Improvisation Training is Serious Business for Local Doctors

AMHERST — Ninety-five percent of students anonymously evaluating medical improv seminars from 2002 to 2010 agreed with the statement, “studying improv could make me a better doctor,” and 100{06cf2b9696b159f874511d23dbc893eb1ac83014175ed30550cfff22781411e5} agreed with the statement, “I would recommend this class to other medical students,” according to “Serious Play: Teaching Medical Skills with Improvisational Theater Techniques” in Academic Medicine, the journal of the Assoc. of American Medical Colleges.

How can that goofy stuff that Amy Poehler, Tina Fey, Stephen Colbert, and Steve Carell did while building their comedy chops onstage help medical students become better doctors? As hard as it is to believe, improvisation has a very serious side when the same training exercises that improvisers use to prepare for the stage are applied to the workplace.

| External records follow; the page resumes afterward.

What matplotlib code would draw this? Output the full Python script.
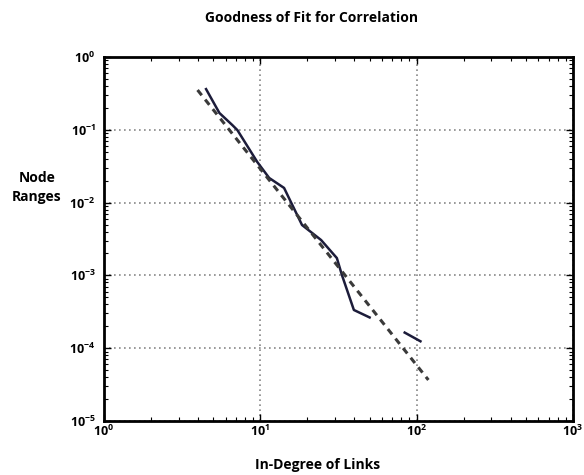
import numpy as np
import matplotlib
matplotlib.use("Agg")
import matplotlib.pyplot as plt
from matplotlib.ticker import LogLocator, FuncFormatter

plt.rcParams['font.family'] = ['Open Sans', 'DejaVu Sans']
plt.rcParams['mathtext.fontset'] = 'custom'
plt.rcParams['mathtext.rm'] = 'Open Sans:bold'
plt.rcParams['mathtext.it'] = 'Open Sans:bold'
plt.rcParams['mathtext.bf'] = 'Open Sans:bold'

# observed node ranges (gap where no data)
in_degree = [4.46, 5.48, 6.63, 7.14, 9.57, 11.4, 14.2, 18.5, 24.5, 30.9, 33.3, 39.7, 50.9,
             np.nan, 82.6, 107.6]
node_range = [0.375, 0.170, 0.116, 0.099, 0.0361, 0.0218, 0.0159, 0.00492, 0.00306, 0.00173,
              0.00101, 3.35e-4, 2.6e-4, np.nan, 1.67e-4, 1.22e-4]

# power-law fit
fit_x = [3.97, 119.0]
fit_y = [0.352, 3.66e-5]

title = 'Goodness of Fit for Correlation'
xlabel = 'In-Degree of Links'
ylabel = 'Node\nRanges'

fig = plt.figure(figsize=(5.84, 4.75), dpi=100)
ax = fig.add_axes([0.178, 0.1137, 0.803, 0.7663])

ax.plot(in_degree, node_range, color='#1c1c3a', lw=1.8, solid_capstyle='butt')
ax.plot(fit_x, fit_y, color='#3a3a3a', lw=2.2, ls=(0, (2.2, 1.8)))

ax.set_xscale('log')
ax.set_yscale('log')
ax.set_xlim(1, 1000)
ax.set_ylim(1e-5, 1)
ax.yaxis.set_major_locator(LogLocator(base=10, numticks=10))

pow_fmt = FuncFormatter(lambda v, pos: r'$\mathbf{10^{%d}}$' % int(round(np.log10(v))))
ax.xaxis.set_major_formatter(pow_fmt)
ax.yaxis.set_major_formatter(pow_fmt)

ax.grid(True, which='major', color='#888888', ls=(0, (1, 2)), lw=1.2)
ax.tick_params(which='both', direction='in', top=True, right=True, labelsize=9)
ax.tick_params(which='major', length=5, width=1)
ax.tick_params(which='minor', length=3, width=0.8)
ax.tick_params(axis='x', pad=2)
ax.tick_params(axis='y', pad=6)
for s in ax.spines.values():
    s.set_linewidth(2)

fig.text(0.533, 0.962, title, ha='center', va='center', fontsize=10, fontweight='bold')
fig.text(0.543, 0.022, xlabel, ha='center', va='center', fontsize=10, fontweight='bold')
fig.text(0.063, 0.605, ylabel, ha='center', va='center', fontsize=10, fontweight='bold',
         linespacing=1.4)

fig.savefig('out.png', dpi=100)
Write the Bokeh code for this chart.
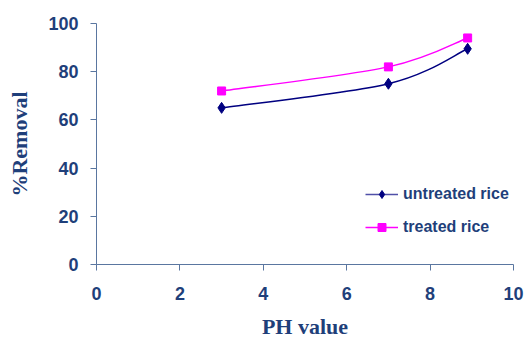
from bokeh.plotting import figure
from bokeh.models import Range1d, Legend, LegendItem, FixedTicker
from bokeh.embed import file_html
from bokeh.resources import INLINE

ph = [3, 7, 8.9]
untreated = [65, 75, 89.5]
treated = [72, 82, 94]
x_ticks = [0, 2, 4, 6, 8, 10]
y_ticks = [0, 20, 40, 60, 80, 100]

TXT = "#1F3F7A"
AX = "#5A76A0"

p = figure(frame_width=417, frame_height=241, output_backend="svg", toolbar_location=None,
           x_range=Range1d(0, 10), y_range=Range1d(0, 100),
           min_border_left=96, min_border_right=15, min_border_top=23, min_border_bottom=70)
p.outline_line_color = None
p.xgrid.visible = False
p.ygrid.visible = False
p.background_fill_color = "white"
p.border_fill_color = "white"


def smooth(xs, ys):
    # Catmull-Rom style control points computed from data points (display smoothing only)
    n = len(xs)
    segs = {"x0": [], "y0": [], "x1": [], "y1": [], "cx0": [], "cy0": [], "cx1": [], "cy1": []}
    for i in range(n - 1):
        xp, yp = (xs[i - 1], ys[i - 1]) if i > 0 else (xs[i], ys[i])
        xn, yn = (xs[i + 2], ys[i + 2]) if i + 2 < n else (xs[i + 1], ys[i + 1])
        segs["x0"].append(xs[i]); segs["y0"].append(ys[i])
        segs["x1"].append(xs[i + 1]); segs["y1"].append(ys[i + 1])
        segs["cx0"].append(xs[i] + (xs[i + 1] - xp) / 6)
        segs["cy0"].append(ys[i] + (ys[i + 1] - yp) / 6)
        segs["cx1"].append(xs[i + 1] - (xn - xs[i]) / 6)
        segs["cy1"].append(ys[i + 1] - (yn - ys[i]) / 6)
    return segs


su = smooth(ph, untreated)
st = smooth(ph, treated)
p.bezier(x0=su["x0"], y0=su["y0"], x1=su["x1"], y1=su["y1"], cx0=su["cx0"], cy0=su["cy0"],
         cx1=su["cx1"], cy1=su["cy1"], line_color="#000080", line_width=1.5)
p.bezier(x0=st["x0"], y0=st["y0"], x1=st["x1"], y1=st["y1"], cx0=st["cx0"], cy0=st["cy0"],
         cx1=st["cx1"], cy1=st["cy1"], line_color="#FF00FF", line_width=1.5)
mu = p.scatter(ph, untreated, marker="diamond", size=11, fill_color="#000080", line_color="#000080")
mt = p.scatter(ph, treated, marker="square", size=8, fill_color="#FF00FF", line_color="#FF00FF")

# legend glyph proxies (a single point line draws nothing on the plot)
lu = p.line([ph[0]], [untreated[0]], line_color="#5050A8", line_width=1.5)
lt = p.line([ph[0]], [treated[0]], line_color="#FF00FF", line_width=1.5)
legend = Legend(items=[LegendItem(label="untreated rice", renderers=[lu, mu]),
                       LegendItem(label="treated rice", renderers=[lt, mt])],
                location=(269, 27), orientation="vertical")
legend.label_text_font = "Liberation Sans"
legend.label_text_font_style = "bold"
legend.label_text_font_size = "16px"
legend.label_text_color = TXT
legend.background_fill_alpha = 0
legend.border_line_alpha = 0
legend.glyph_width = 33
legend.glyph_height = 20
legend.spacing = 13
legend.padding = 0
legend.margin = 0
legend.label_standoff = 5
p.add_layout(legend)

for ax, ticks in ((p.xaxis, x_ticks), (p.yaxis, y_ticks)):
    ax.ticker = FixedTicker(ticks=ticks)
    ax.axis_line_color = AX
    ax.major_tick_line_color = AX
    ax.major_tick_out = 6
    ax.major_tick_in = 0
    ax.minor_tick_line_color = None
    ax.major_label_text_font = "Liberation Sans"
    ax.major_label_text_font_style = "bold"
    ax.major_label_text_font_size = "18px"
    ax.major_label_text_color = TXT
    ax.axis_label_text_font = "Liberation Serif"
    ax.axis_label_text_font_style = "bold"
    ax.axis_label_text_font_size = "22px"
    ax.axis_label_text_color = TXT

p.xaxis.axis_label = "PH value"
p.yaxis.axis_label = "%Removal"
p.xaxis.major_label_standoff = 16
p.yaxis.major_label_standoff = 12
p.xaxis.axis_label_standoff = 11
p.yaxis.axis_label_standoff = 13

open("out.html", "w").write(file_html(p, INLINE))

Already, improv training has had powerful and positive effects on doctors and patients throughout the Pioneer Valley, yielding a host of benefits, such as improved doctor-patient experience, better staff communication, the efficacy of residency programs, and the very culture of learning in hospitals. Communication, collaboration, innovation, redefining failure — these are the basic skills practiced through improv exercises, which healthcare workers are finding surprisingly valuable.

After doctors at Baystate Health completed Pam Victor’s two-hour “Communication Through Laughter” improv workshop at Happier Valley Comedy, Rebecca Blanchard, director of Healthcare Education at Baystate Health, said, “Pam’s workshop brought new light to critical elements of successful team practices and communication opportunities … Since we worked with Pam, my team has drawn on her workshop lessons many times to help frame feedback and motivate change.”

Victor has facilitated workshops in multiple departments throughout Baystate Health, such as Internal Medicine, Pediatrics, Ob/Gyn, and Psychiatry, as word has spread about the benefits of improvisation training in the hospital. Victor also has taught communication training to a group of nurses working in a local prison, as well as the staff in a Florence dentist’s office.

After her staff workshop, Dr. Sue Keller said, “I use what I’ve learned everyday in my career and family, relating to what is happening here and now, responding instead of reacting. Pam is an amazing teacher and understands how to apply improv to life. We are so fortunate to have her in the Valley.”